HBase supports four kinds of low-level queries: get, put, scan and delete. Unlike a traditional key-value store, HBase also supports querying ranges of row IDs and ranges of timestamps.

put '<name_space:table_name>', '<row_key>' '<cf:column_name>', '<value>'

Table name and column family (cf) must be known in advance.

HFile

A flat list of KeyValues, one per cell in the table. The KeyValues are sorted (first by row ID, then by column family, then by column qualifier, then by version (recent to old)).

This means all versions of a give cell that are in the same HFile are located together.

The KeyValues within an HFile are organized in blocks called HBlocks. They have a size of 64kB but if the last KeyValue is larger than 64kB, then the block will be larger.

The HFile also contains an index of all blocks with their key boundaries. The index is loaded in memory prior to reading anything from the HFile and is kept in memory to speed up reads.

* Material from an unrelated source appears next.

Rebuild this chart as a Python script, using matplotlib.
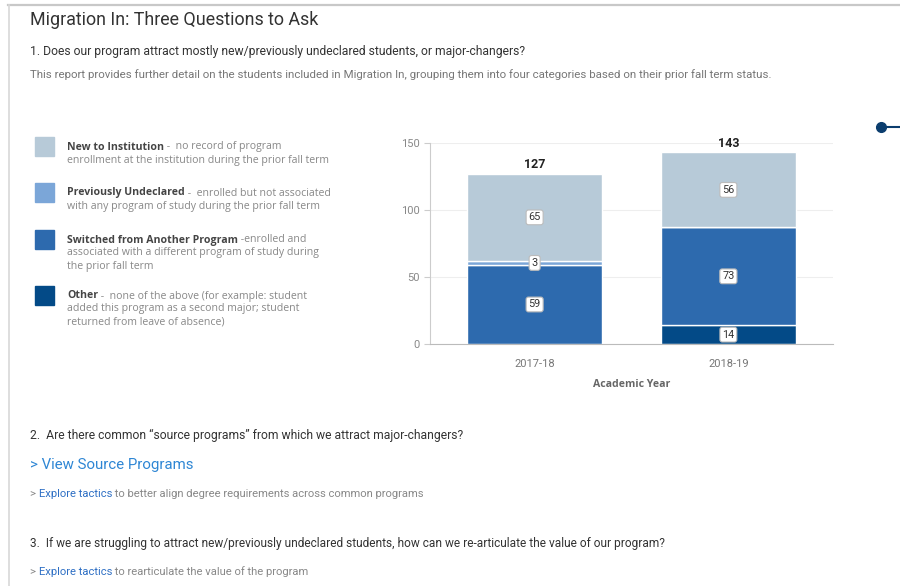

Log-structured merge trees

HBase first store cells in memory (MemStore) as long as there is enough memory available. Once the memory is full, the MemStore is flushed to disk as an HFile. Upon flushing, all cells are written sequentially to a new HFile in ascending key order, HBlock by HBlock, concurrently building the index structure.

After many flushes, the number of HFiles to read from grows and becomes impracticable. For this reason, there is an additional process called compaction that takes several HFiles And outputs a single, merged HFile. Since the cells within each HFile are already sorted, this can be done in linear time, as this is essentially the merge part of the merge-sort algorithm.

The merge happens like the game 2048!!